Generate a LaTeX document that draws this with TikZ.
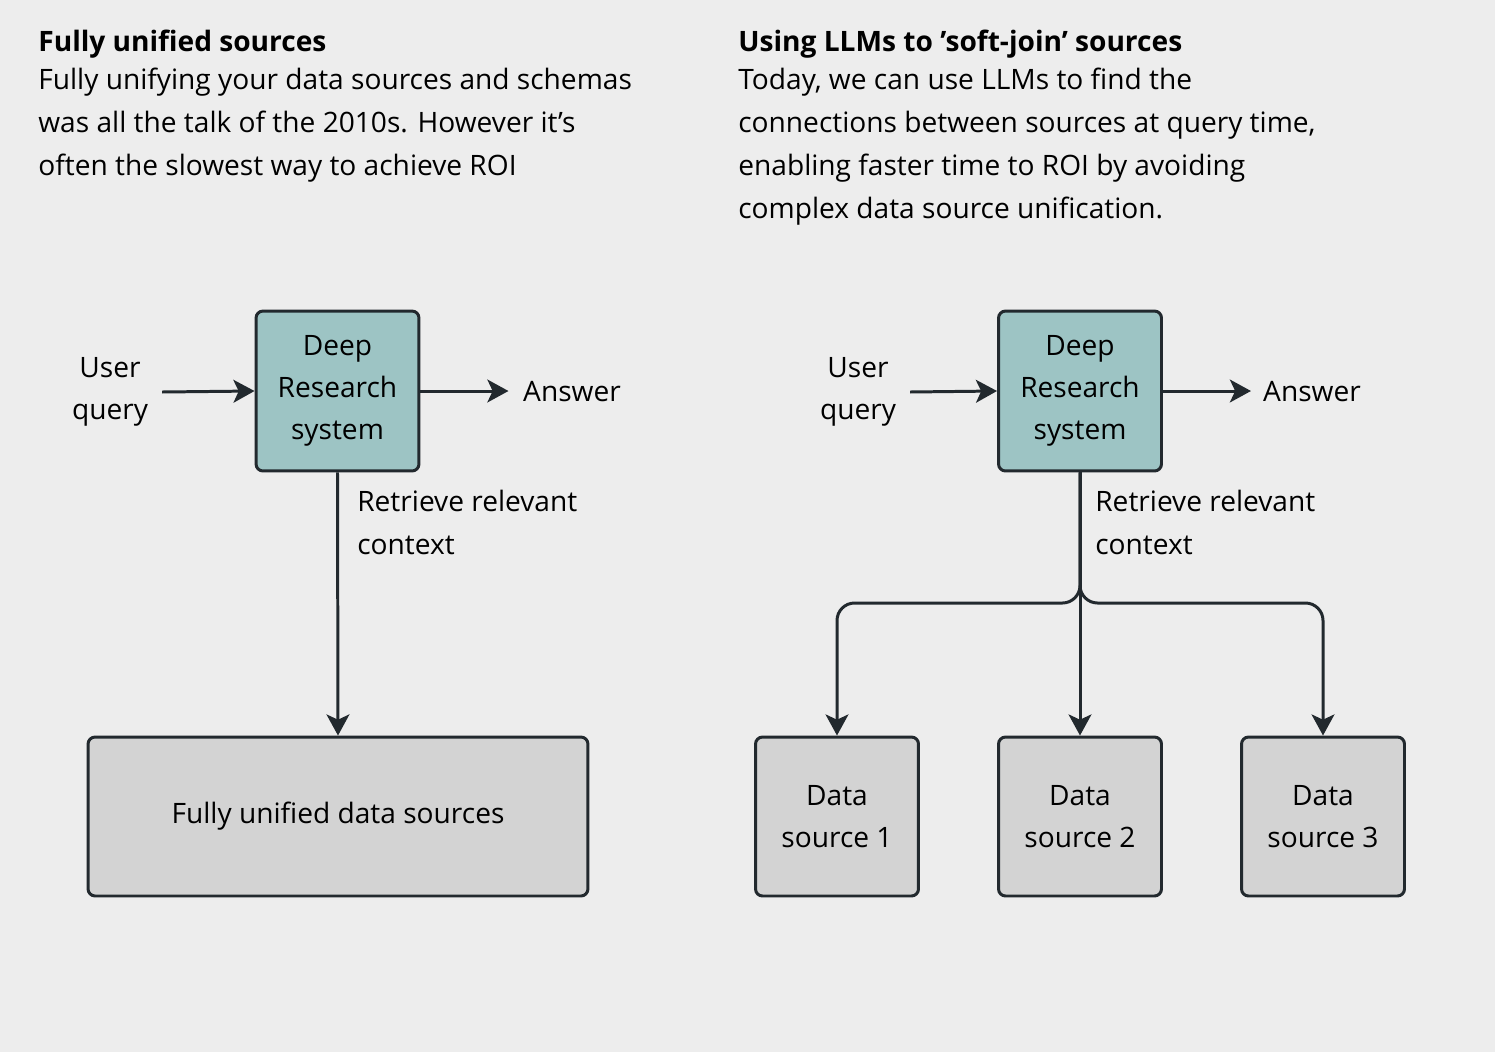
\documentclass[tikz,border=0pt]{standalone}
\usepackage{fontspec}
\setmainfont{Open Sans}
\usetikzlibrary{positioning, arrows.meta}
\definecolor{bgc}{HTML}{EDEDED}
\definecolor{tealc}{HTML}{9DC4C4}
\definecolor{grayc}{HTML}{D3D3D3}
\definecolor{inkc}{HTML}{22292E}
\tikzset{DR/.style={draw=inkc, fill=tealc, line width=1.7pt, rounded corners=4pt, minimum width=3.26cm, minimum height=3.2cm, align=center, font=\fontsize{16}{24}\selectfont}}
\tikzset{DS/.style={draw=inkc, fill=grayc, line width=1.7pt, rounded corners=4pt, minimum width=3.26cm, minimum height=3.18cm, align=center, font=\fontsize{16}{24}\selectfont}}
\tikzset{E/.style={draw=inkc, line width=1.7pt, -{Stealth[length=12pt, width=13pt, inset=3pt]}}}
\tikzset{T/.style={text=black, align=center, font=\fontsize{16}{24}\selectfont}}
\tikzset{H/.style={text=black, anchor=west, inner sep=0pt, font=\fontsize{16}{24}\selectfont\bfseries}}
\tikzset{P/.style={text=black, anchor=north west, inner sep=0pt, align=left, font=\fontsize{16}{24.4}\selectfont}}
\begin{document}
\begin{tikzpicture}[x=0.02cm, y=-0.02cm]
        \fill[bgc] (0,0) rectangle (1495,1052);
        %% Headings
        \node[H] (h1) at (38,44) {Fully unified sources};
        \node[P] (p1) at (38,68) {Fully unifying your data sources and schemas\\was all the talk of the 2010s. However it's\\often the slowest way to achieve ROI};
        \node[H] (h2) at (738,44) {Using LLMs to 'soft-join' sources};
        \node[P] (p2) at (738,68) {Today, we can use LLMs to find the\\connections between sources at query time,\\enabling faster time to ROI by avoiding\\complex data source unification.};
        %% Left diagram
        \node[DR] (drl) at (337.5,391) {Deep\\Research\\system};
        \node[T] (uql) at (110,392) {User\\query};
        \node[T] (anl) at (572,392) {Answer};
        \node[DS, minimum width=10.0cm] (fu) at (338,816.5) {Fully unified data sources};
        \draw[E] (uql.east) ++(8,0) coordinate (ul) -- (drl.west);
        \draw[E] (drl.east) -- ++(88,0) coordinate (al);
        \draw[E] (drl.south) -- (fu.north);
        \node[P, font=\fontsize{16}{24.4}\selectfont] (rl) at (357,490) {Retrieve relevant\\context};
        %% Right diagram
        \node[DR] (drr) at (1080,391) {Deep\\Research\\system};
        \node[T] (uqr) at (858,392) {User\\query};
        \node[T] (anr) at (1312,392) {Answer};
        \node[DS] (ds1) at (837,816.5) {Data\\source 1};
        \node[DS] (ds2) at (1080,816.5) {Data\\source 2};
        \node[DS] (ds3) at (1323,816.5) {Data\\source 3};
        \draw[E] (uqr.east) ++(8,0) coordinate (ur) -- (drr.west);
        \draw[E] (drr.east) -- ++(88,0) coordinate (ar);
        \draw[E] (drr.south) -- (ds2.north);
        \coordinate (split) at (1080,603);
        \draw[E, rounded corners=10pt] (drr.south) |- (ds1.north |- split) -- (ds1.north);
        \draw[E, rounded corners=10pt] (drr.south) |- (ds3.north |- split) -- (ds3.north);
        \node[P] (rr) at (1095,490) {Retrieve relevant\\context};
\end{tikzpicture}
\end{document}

-----

Task directions:
Leave out the pictures and output the rest of the material exactly as written.

Result below:
Generate a LaTeX document that draws this with TikZ.
\documentclass[tikz,border=0pt]{standalone}
\usepackage{fontspec}
\setmainfont{Open Sans}
\usetikzlibrary{positioning, arrows.meta}
\definecolor{bgc}{HTML}{EDEDED}
\definecolor{tealc}{HTML}{9DC4C4}
\definecolor{grayc}{HTML}{D3D3D3}
\definecolor{inkc}{HTML}{22292E}
\tikzset{DR/.style={draw=inkc, fill=tealc, line width=1.7pt, rounded corners=4pt, minimum width=3.26cm, minimum height=3.2cm, align=center, font=\fontsize{16}{24}\selectfont}}
\tikzset{DS/.style={draw=inkc, fill=grayc, line width=1.7pt, rounded corners=4pt, minimum width=3.26cm, minimum height=3.18cm, align=center, font=\fontsize{16}{24}\selectfont}}
\tikzset{E/.style={draw=inkc, line width=1.7pt, -{Stealth[length=12pt, width=13pt, inset=3pt]}}}
\tikzset{T/.style={text=black, align=center, font=\fontsize{16}{24}\selectfont}}
\tikzset{H/.style={text=black, anchor=west, inner sep=0pt, font=\fontsize{16}{24}\selectfont\bfseries}}
\tikzset{P/.style={text=black, anchor=north west, inner sep=0pt, align=left, font=\fontsize{16}{24.4}\selectfont}}
\begin{document}
\begin{tikzpicture}[x=0.02cm, y=-0.02cm]
        \fill[bgc] (0,0) rectangle (1495,1052);
        %% Headings
        \node[H] (h1) at (38,44) {Fully unified sources};
        \node[P] (p1) at (38,68) {Fully unifying your data sources and schemas\\was all the talk of the 2010s. However it's\\often the slowest way to achieve ROI};
        \node[H] (h2) at (738,44) {Using LLMs to 'soft-join' sources};
        \node[P] (p2) at (738,68) {Today, we can use LLMs to find the\\connections between sources at query time,\\enabling faster time to ROI by avoiding\\complex data source unification.};
        %% Left diagram
        \node[DR] (drl) at (337.5,391) {Deep\\Research\\system};
        \node[T] (uql) at (110,392) {User\\query};
        \node[T] (anl) at (572,392) {Answer};
        \node[DS, minimum width=10.0cm] (fu) at (338,816.5) {Fully unified data sources};
        \draw[E] (uql.east) ++(8,0) coordinate (ul) -- (drl.west);
        \draw[E] (drl.east) -- ++(88,0) coordinate (al);
        \draw[E] (drl.south) -- (fu.north);
        \node[P, font=\fontsize{16}{24.4}\selectfont] (rl) at (357,490) {Retrieve relevant\\context};
        %% Right diagram
        \node[DR] (drr) at (1080,391) {Deep\\Research\\system};
        \node[T] (uqr) at (858,392) {User\\query};
        \node[T] (anr) at (1312,392) {Answer};
        \node[DS] (ds1) at (837,816.5) {Data\\source 1};
        \node[DS] (ds2) at (1080,816.5) {Data\\source 2};
        \node[DS] (ds3) at (1323,816.5) {Data\\source 3};
        \draw[E] (uqr.east) ++(8,0) coordinate (ur) -- (drr.west);
        \draw[E] (drr.east) -- ++(88,0) coordinate (ar);
        \draw[E] (drr.south) -- (ds2.north);
        \coordinate (split) at (1080,603);
        \draw[E, rounded corners=10pt] (drr.south) |- (ds1.north |- split) -- (ds1.north);
        \draw[E, rounded corners=10pt] (drr.south) |- (ds3.north |- split) -- (ds3.north);
        \node[P] (rr) at (1095,490) {Retrieve relevant\\context};
\end{tikzpicture}
\end{document}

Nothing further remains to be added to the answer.